Perfino lo sguardo su noi stessi in questa “cappa” è terribile: continuerò a guardarmi per trovare quello che non va, per rimproverarmi quando sbaglio, per auto-accusarmi di non essere all’altezza.

Ma questo è un inferno: paura di Dio, diffidenza nei confronti degli altri, disistima di sé.

Gesù ci ha salvato da tutto questo, rivelandoci che è possibile vivere nell’aldiqua (e dunque anche nell’aldilà: perché nell’aldilà saremo quello che siamo stati nell’aldiqua) da liberati: liberi dal giudizio di Dio, perché Dio è un papà/mamma, solidali con gli altri (se la vita non è più una lotta per la sopravvivenza, un test per passare la selezione, possiamo investire le energie per stare bene… e costruire un mondo che – se tu sei felice – è più bello anche per me, perché il tasso di felicità del mondo si alza), rappacificati con noi stessi (perché impareremo a guardarci con lo stesso sguardo amorevole con cui ci guarda Dio).

Ecco perché Gesù è morto: perché se si fosse sottratto alla fedeltà fino alla fine alla sua rivelazione, tutto il suo annuncio salvifico e liberante sarebbe stato smentito: come può essere credibile infatti uno che di fronte alle conseguenze di ciò in cui crede, scappa?

Che sia proprio questo il senso della morte di Gesù (e cioè la rottura definitiva col Dio pauroso cui fare sacrifici) è evidente da due riferimenti:

– Mc 15,29-30: «Ehi, tu che distruggi il tempio e lo ricostruisci in tre giorni, salva te stesso scendendo dalla croce!»;

– Mc 15,37-38: «Gesù, dando un forte grido, spirò.

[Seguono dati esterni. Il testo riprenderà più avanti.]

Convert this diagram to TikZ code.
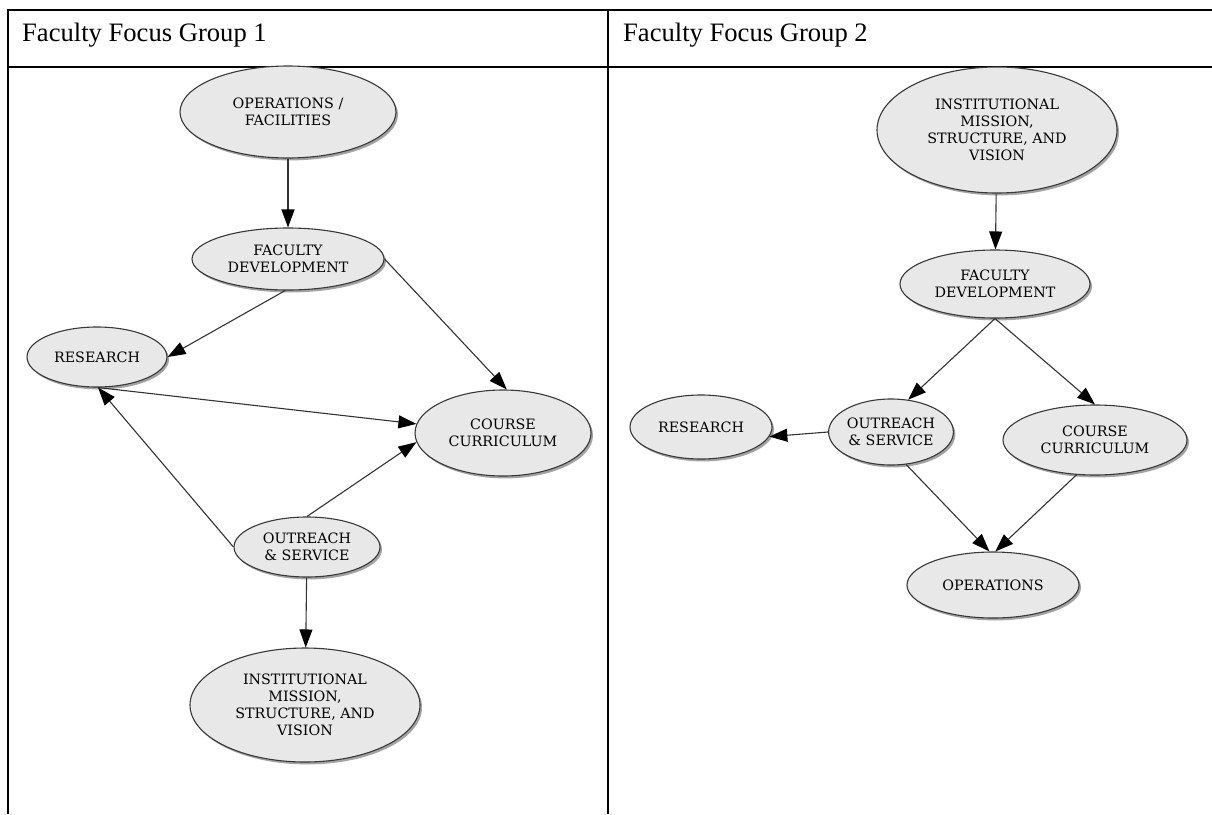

Il velo del tempio si squarciò in due, da cima a fondo».

I due riferimenti al tempio sono il chiaro segno che Gesù ha distrutto l’immagine di Dio che ogni religione (e il suo apparato, che campa sulla paura delle persone) propugna. Gesù infatti aveva detto che avrebbe distrutto il tempio e lo avrebbe ricostruito in tre giorni, quando era andato a ribaltare i banchi dei cambiamonete, simboleggiando la distruzione di quel modello religioso.

E il velo del tempio che si squarcia era quello che separava Dio dall’uomo, il cielo dalla terra. Quel filtro (la religione) è squarciato.

Da allora in avanti – chi vuol dar retta a Gesù – sa che c’è un altro modo di stare al mondo.